Senin, 11 April 2016

Ombak Parangtritis - Nasjah Djamin


Judul Buku
:
Ombak Parangtritis
Penulis
:
Nasjah Djamin
Penerbit
:
Balai Pustaka
Tahun Terbit
:
1983



Seperti air laut, Ombak Parangtritis menggambarkan pasang-surut harapan seorang remaja bernama Nita.

Suatu peristiwa yang terjadi di luar kuasanya menjadi suatu titik balik dalam hidup Nita. Harapannya untuk menamatkan SMA pupus, apalagi untuk memperdalam seni lukis di ASRI Yogyakarta. Dia menarik diri dari pergaulan padahal dia seorang yang supel, bahkan dia sengaja tidak datang ke acara ulang tahun karibnya, Ningrum. Keadaan ekonomi keluarganya kembang-kempis untuk menopang lima bersaudara dan sepasang suami istri setelah bapaknya pensiun dari jabatannya sebagai pegawai negeri. Semua itu dilakukannya sebagai upaya untuk memahami kesulitan orang tuanya, walaupun kentara rasa sesak dalam perenungannya.

Sementara ibu dan dua adiknya tetap di Yogya untuk mengelola rumahnya yang kini dijadikan kosan, dia turut dengan bapaknya untuk membuka usaha di Parangtritis. Awalnya, kakaknya di perantauan menyesalkan keadaan ini. Namun, Nita perlahan-lahan membangun kembali semangatnya dari beragam pengalaman selama menjadi pegawai di warung-hotel milik bapaknya. Kemampuan sosialisasinya melancarkan pekerjaannya sebagai pemandu bagi turis. Bahkan, keakrabannya dengan mereka mengantarkannya pada obrolan tentang perenungan hidup. Sementara itu, di sela-sela kesibukannya dia terus melipur diri dengan melukis. Puncak upayanya untuk membangun kembali harapan dijumpainya saat dia berkenalan dengan Minarti, seorang anak orang kaya yang punya masa lalu muram dan ingin menata kembali hidupnya dengan melukis. Setelah itu, seperti lagu Beatles, it’s getting better all the time.

Selain perjuangan Nita, sepanjang cerita kita akan melihat gambaran keadaan pantai Parangtritis pada tahun ‘80an. Bule hippies berbondong berlabuh di sana dan menganggap pantai di wilayah itu lebih bagus dari pantai Bali. Orang-orang ziarah ke makam yang ada di wilayah itu. Keadaan itu disandingkan dengan warung-hotel yang berjejal di sepanjang pesisir pantai. Anak muda Yogya dan sekitarnya datang ke sana untuk bersenang-senang, bahkan mushroom pun sempat disebut-sebut. Saya pribadi, setelah membaca gambaran keadaan alam dan sosial Parangtritis dan sekitarnya, jadi merasa kurang menjelajah pantai itu waktu kemarin-kemarin main ke sana.

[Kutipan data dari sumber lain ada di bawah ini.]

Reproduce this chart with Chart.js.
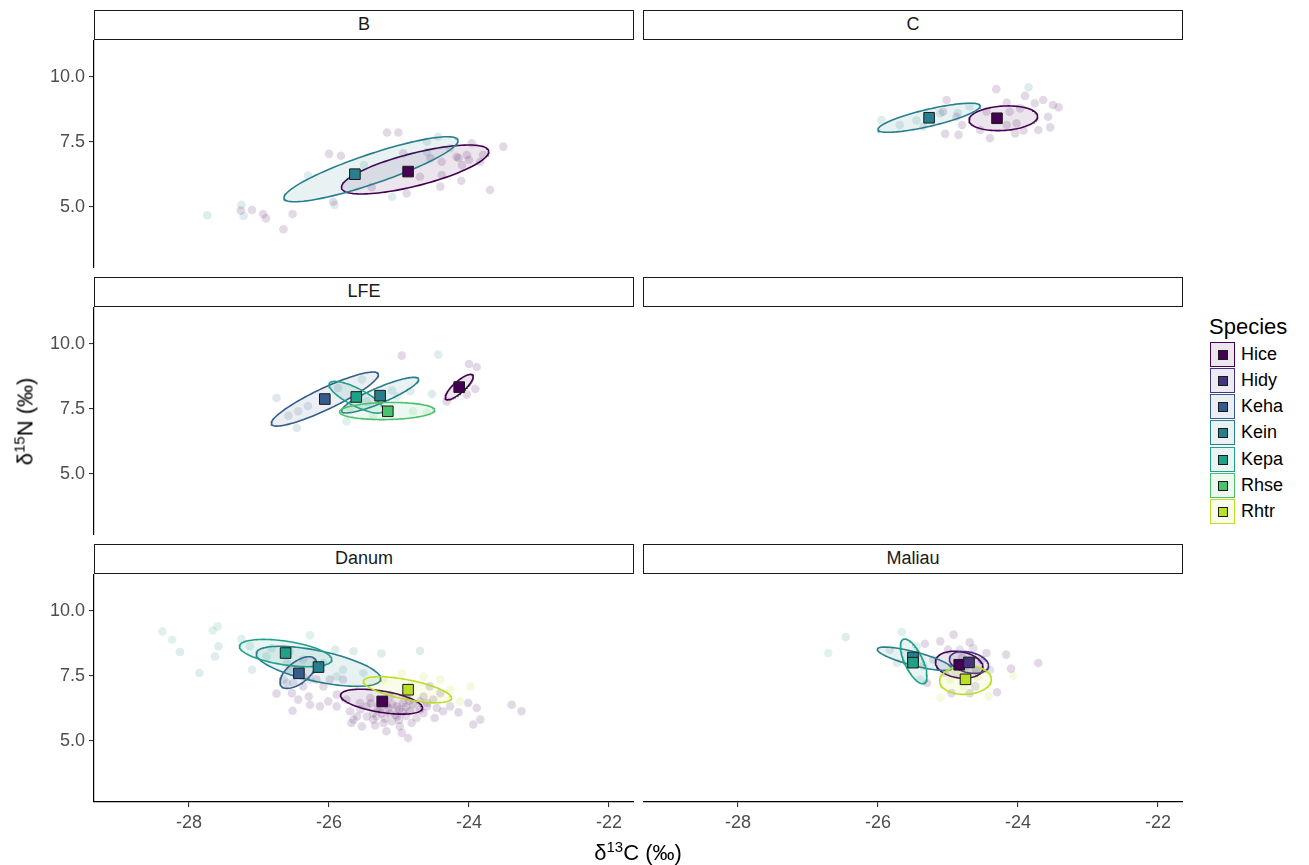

Detil referensial yang bertebaran sepanjang cerita pun patut diacungi jempol. Nita dijuluki Roro Mendut, bahkan kabar ini tidak hanya berkumandang di Parangtritis, tapi juga menyebar ke Yogyakarta. Ini juga yang membuat Ningrum dan Bleki, pemuda yang ngeceng Nita, mengetahui keadaan tokoh utama kita. Tidak tanggung-tanggung. Nasjah Djamin menyediakan bagian tersendiri untuk menceritakan ulang kisah Roro Mendut. Selain itu, detil yang paling banyak diumbar adalah tentang seni. Dari mulai cara membatik sampai cara membikin kanvas secara mandiri pun secara rinci didedahkan. Kisah-kisah perupa Indonesia pun bertebaran, khususnya dalam obrolan Nita dan Minarti. Dari mulai Soedjojono sampai Affandi. Nasjah Djamin memang orang-dalam dunia seni rupa Indonesia.

Ombak Parangtritis mendeburkan kisah seorang remaja yang berupaya menumbuhkan kembali harapannya setelah dihantam peristiwa yang terjadi di luar kuasanya, di pantai selatan Yogyakarta tahun ‘80an dengan hembusan detil sepoi-sepoi tentang seni.